In the Noam Murro-directed comedy “Smart People,” opening Friday, April 11, it is Dennis Quaid who portrays the inscrutable Professor Lawrence Wetherhold, a man whose ability to connect with his inner world and with others appears to have wilted with the death of his wife.
His great retreat from the confusing feelings life tends to bring along is considering himself smarter than anyone else. He teaches Victorian literature at Carnegie-Mellon University in Pittsburgh, to students that he believes are not worthy of his fine knowledge.
He is also father to Vanessa (Ellen Page), an overachieving acidic high school senior who follows her dad’s example at being accomplished, acting older than she really is and never quite allowing herself to taste life. Son James (Ashton Holmes) is a student at the college and an aspiring poet who has distanced himself from his know-it-all father.
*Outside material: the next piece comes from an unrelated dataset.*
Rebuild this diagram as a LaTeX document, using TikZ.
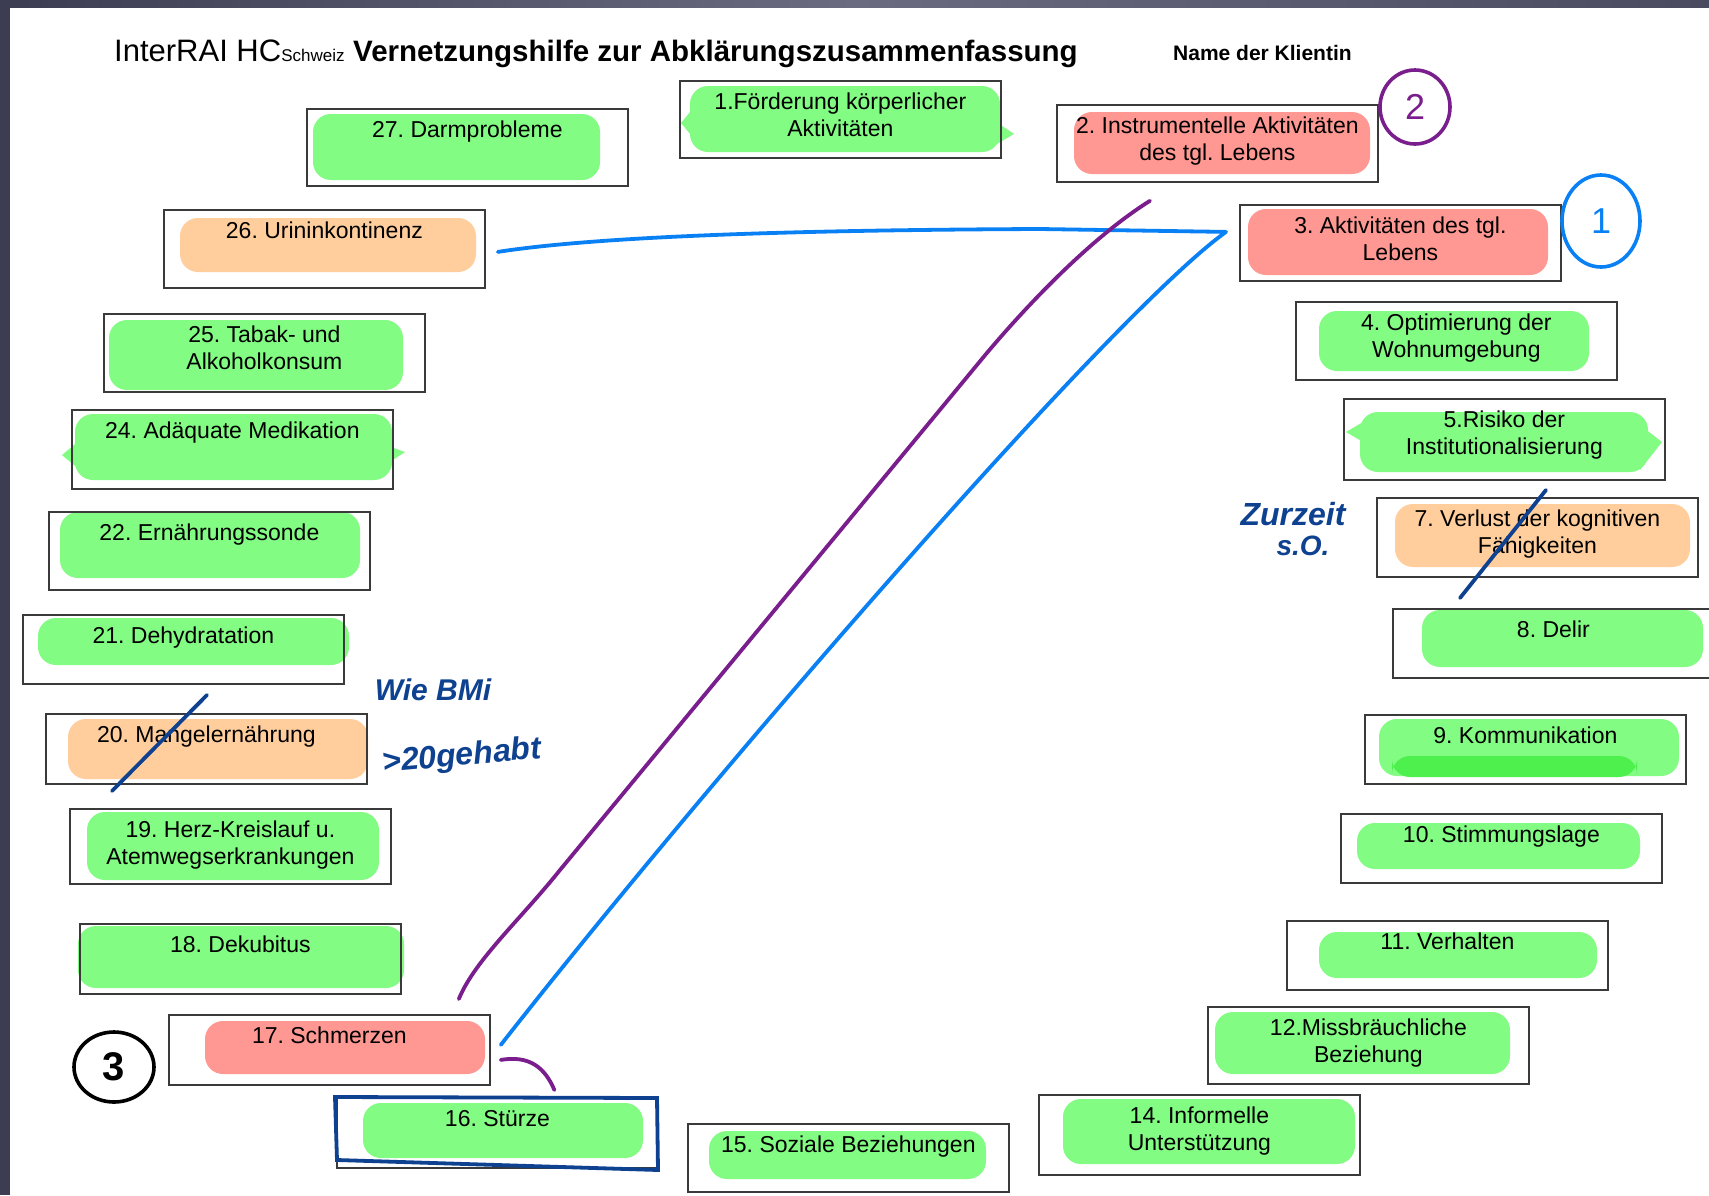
\documentclass[tikz,border=0pt]{standalone}
\usepackage{fontspec}
\setmainfont{Liberation Sans}
\usepackage{tikz}
\usetikzlibrary{shapes.geometric,positioning}
\definecolor{mgreen}{HTML}{82FC82}
\definecolor{mdeep}{HTML}{4EF04E}
\definecolor{msalmon}{HTML}{FF9892}
\definecolor{mpeach}{HTML}{FFCE9C}
\definecolor{inkblue}{HTML}{0A80F5}
\definecolor{inkpurple}{HTML}{7A1E8E}
\definecolor{inknavy}{HTML}{0E4290}
\definecolor{frameline}{HTML}{3A3A3A}
\definecolor{screendark}{HTML}{3C3D52}
\definecolor{screenlight}{HTML}{6A6B80}
\frenchspacing

\begin{document}
\begin{tikzpicture}[x=1pt, y=-1pt,
  probbox/.style={rectangle, draw=frameline, line width=1.8pt, minimum width=321pt,
                  anchor=north west, inner sep=0pt},
  probtext/.style={anchor=north, yshift=-13pt, align=center, inner sep=0pt,
                   font=\fontsize{23}{27}\selectfont},
  marker/.style={rounded corners=18pt},
  ink/.style={line width=3.8pt, line cap=round, line join=round},
  circ/.style={ellipse, draw, line width=3.6pt, inner sep=0pt,
               font=\fontsize{36}{36}\selectfont},
  hand/.style={text=inknavy, inner sep=0pt, font=\bfseries\itshape\fontsize{32}{32}\selectfont}
]
  \useasboundingbox (0,0) rectangle (1709,1195);
  \fill[screendark] (0,0) rectangle (1709,1195);
  \shade[left color=screendark, right color=screendark!70!screenlight, middle color=screenlight] (0,0) rectangle (1709,8);
  \fill[white] (10,8) rectangle (1709,1195);

  \node[anchor=base west, inner sep=0pt, font=\fontsize{31}{31}\selectfont] (title) at (114,61)
    {InterRAI HC{\fontsize{17}{17}\selectfont Schweiz} {\bfseries\fontsize{29.5}{30}\selectfont Vernetzungshilfe zur Abklärungszusammenfassung}};
  \node[anchor=base west, inner sep=0pt, font=\bfseries\fontsize{21}{21}\selectfont] (client) at (1173,60) {Name der Klientin};

  \fill[marker, mgreen] (313,114) rectangle (600,180);
  \fill[marker, mgreen] (690,86) rectangle (1000,152);
  \fill[mgreen] (700,100) -- (681,123) -- (700,146) -- cycle;
  \fill[mgreen] (990,118) -- (1014,134) -- (990,148) -- cycle;
  \fill[marker, msalmon] (1074,112) rectangle (1370,174);
  \fill[marker, msalmon] (1248,209) rectangle (1548,275);
  \fill[marker, mgreen] (1319,311) rectangle (1589,371);
  \fill[marker, mgreen] (1360,412) rectangle (1648,472);
  \fill[mgreen] (1370,418) -- (1346,432) -- (1370,446) -- cycle;
  \fill[mgreen] (1640,425) -- (1662,442) -- (1640,470) -- cycle;
  \fill[marker, mpeach] (1395,504) rectangle (1690,567);
  \fill[marker, mgreen] (1422,610) rectangle (1703,667);
  \fill[marker, mgreen] (1379,719) rectangle (1679,776);
  \fill[marker, mdeep] (1392,756) rectangle (1637,777);
  \fill[marker, mgreen] (1357,823) rectangle (1640,869);
  \fill[marker, mgreen] (1319,932) rectangle (1597,978);
  \fill[marker, mgreen] (1215,1012) rectangle (1510,1074);
  \fill[marker, mgreen] (1063,1099) rectangle (1355,1164);
  \fill[marker, mgreen] (709,1131) rectangle (986,1179);
  \fill[marker, mgreen] (363,1103) rectangle (643,1158);
  \fill[marker, msalmon] (205,1021) rectangle (485,1074);
  \fill[marker, mgreen] (78,926) rectangle (404,988);
  \fill[marker, mgreen] (87,812) rectangle (379,880);
  \fill[marker, mpeach] (68,719) rectangle (368,779);
  \fill[marker, mgreen] (38,618) rectangle (349,665);
  \fill[marker, mgreen] (60,512) rectangle (360,578);
  \fill[marker, mgreen] (75,414) rectangle (392,480);
  \fill[mgreen] (80,440) -- (62,455) -- (80,470) -- cycle;
  \fill[mgreen] (385,445) -- (405,452) -- (385,465) -- cycle;
  \fill[marker, mgreen] (109,320) rectangle (403,390);
  \fill[marker, mpeach] (180,218) rectangle (476,272);

  \node[probbox, minimum height=77, label={[probtext]north:{27. Darmprobleme}}] (b27) at (306,108) {};
  \node[probbox, minimum height=77, label={[probtext]north:{1.Förderung körperlicher\\Aktivitäten}}] (b1) at (679,80) {};
  \node[probbox, minimum height=77, label={[probtext]north:{2. Instrumentelle Aktivitäten\\des tgl. Lebens}}] (b2) at (1056,104) {};
  \node[probbox, minimum height=76, label={[probtext]north:{3. Aktivitäten des tgl.\\Lebens}}] (b3) at (1239,204) {};
  \node[probbox, minimum height=78, label={[probtext]north:{4. Optimierung der\\Wohnumgebung}}] (b4) at (1295,301) {};
  \node[probbox, minimum height=81, label={[probtext]north:{5.Risiko der\\Institutionalisierung}}] (b5) at (1343,398) {};
  \node[probbox, minimum height=79, label={[probtext]north:{7. Verlust der kognitiven\\Fähigkeiten}}] (b7) at (1376,497) {};
  \node[probbox, minimum height=69, label={[probtext]north:{8. Delir}}] (b8) at (1392,608) {};
  \node[probbox, minimum height=69, label={[probtext]north:{9. Kommunikation}}] (b9) at (1364,714) {};
  \node[probbox, minimum height=69, label={[probtext]north:{10. Stimmungslage}}] (b10) at (1340,813) {};
  \node[probbox, minimum height=69, label={[probtext]north:{11. Verhalten}}] (b11) at (1286,920) {};
  \node[probbox, minimum height=77, label={[probtext]north:{12.Missbräuchliche\\Beziehung}}] (b12) at (1207,1006) {};
  \node[probbox, minimum height=80, label={[probtext]north:{14. Informelle\\Unterstützung}}] (b14) at (1038,1094) {};
  \node[probbox, minimum height=68, label={[probtext]north:{15. Soziale Beziehungen}}] (b15) at (687,1123) {};
  \node[probbox, minimum height=70, label={[probtext]north:{16. Stürze}}] (b16) at (336,1097) {};
  \node[probbox, minimum height=70, label={[probtext]north:{17. Schmerzen}}] (b17) at (168,1014) {};
  \node[probbox, minimum height=70, label={[probtext]north:{18. Dekubitus}}] (b18) at (79,923) {};
  \node[probbox, minimum height=75, label={[probtext]north:{19. Herz-Kreislauf u.\\Atemwegserkrankungen}}] (b19) at (69,808) {};
  \node[probbox, minimum height=70, label={[probtext]north:{20. Mangelernährung}}] (b20) at (45,713) {};
  \node[probbox, minimum height=69, label={[probtext]north:{21. Dehydratation}}] (b21) at (22,614) {};
  \node[probbox, minimum height=78, label={[probtext]north:{22. Ernährungssonde}}] (b22) at (48,511) {};
  \node[probbox, minimum height=79, label={[probtext]north:{24. Adäquate Medikation}}] (b24) at (71,409) {};
  \node[probbox, minimum height=78, label={[probtext]north:{25. Tabak- und\\Alkoholkonsum}}] (b25) at (103,313) {};
  \node[probbox, minimum height=78, label={[probtext]north:{26. Urininkontinenz}}] (b26) at (163,209) {};

  \draw[ink, draw=inkblue] ([xshift=12pt,yshift=-3pt]b26.east) .. controls (600,236) and (800,230) .. (1040,229)
    -- ([xshift=-13pt,yshift=11pt]b3.west) .. controls (1110,315) and (700,790) .. ([xshift=10pt,yshift=5pt]b17.east);
  \draw[ink, draw=inkpurple] ([xshift=94pt,yshift=-18pt]b2.south west) .. controls (1100,232) and (1040,290) .. (986,354)
    -- (560,870) .. controls (520,920) and (475,960) .. ([xshift=-32pt,yshift=15pt]b17.north east);
  \draw[ink, draw=inkpurple] ([xshift=10pt,yshift=-10pt]b17.east) .. controls (530,1055) and (545,1068) .. ([xshift=57pt,yshift=7pt]b16.north);

  \draw[ink, draw=inknavy, line join=miter] (335,1097) -- (657,1098) -- (658,1170) -- (337,1160) -- cycle;
  \draw[ink, draw=inknavy] (1546,490) -- (1460,598);
  \draw[ink, draw=inknavy] (207,695) -- (112,791);

  \node[circ, draw=inkpurple, text=inkpurple, minimum width=70pt, minimum height=74pt] (c2) at (1415,107) {2};
  \node[circ, draw=inkblue, text=inkblue, minimum width=78pt, minimum height=92pt] (c1) at (1601,221) {1};
  \node[circ, draw=black, text=black, minimum width=80pt, minimum height=70pt, font=\bfseries\fontsize{40}{40}\selectfont] (c3) at (114,1067) {3};

  \node[hand] (note7) at (1293,514) {Zurzeit};
  \node[hand, font=\bfseries\itshape\fontsize{28}{28}\selectfont, below=10pt of note7, xshift=10pt] (note7b) {s.O.};
  \node[hand, font=\bfseries\itshape\fontsize{30}{30}\selectfont] (note20) at (433,690) {Wie BMi};
  \node[hand, rotate=5] (note20b) at (462,757) {>20gehabt};
\end{tikzpicture}
\end{document}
Lawrence’s haughtiness begins to waiver though when two unexpected characters firmly step in his life.
He meets Dr. Janet Hartigan (Sarah Jessica Parker) in the emergency room; she’s a former student of his who is willing to rekindle her flame and help him light his.
Then there’s his bohemian adoptive brother Chuck (Thomas Haden Church), who shows up at his house – and is in no hurry to leave. Chuck apparently has no intention to act his age and is keen to share his own wisdom hen it comes to ways in which one can actually life.
Slowly but surely, Lawrence begins to stir in his petrified preservation and dare to care once more.
“Smart People” opens Friday nationwide. Rated R. Running time: 1 hour 34 minutes. Released by Miramax Films.
Directed by Noam Murro; written by Mark Jude Poirier.
Cast: Dennis Quaid, Sarah Jessica Parker, Thomas Haden Church, Ellen Page, Ashton Holmes, David Denman and Camille Mana.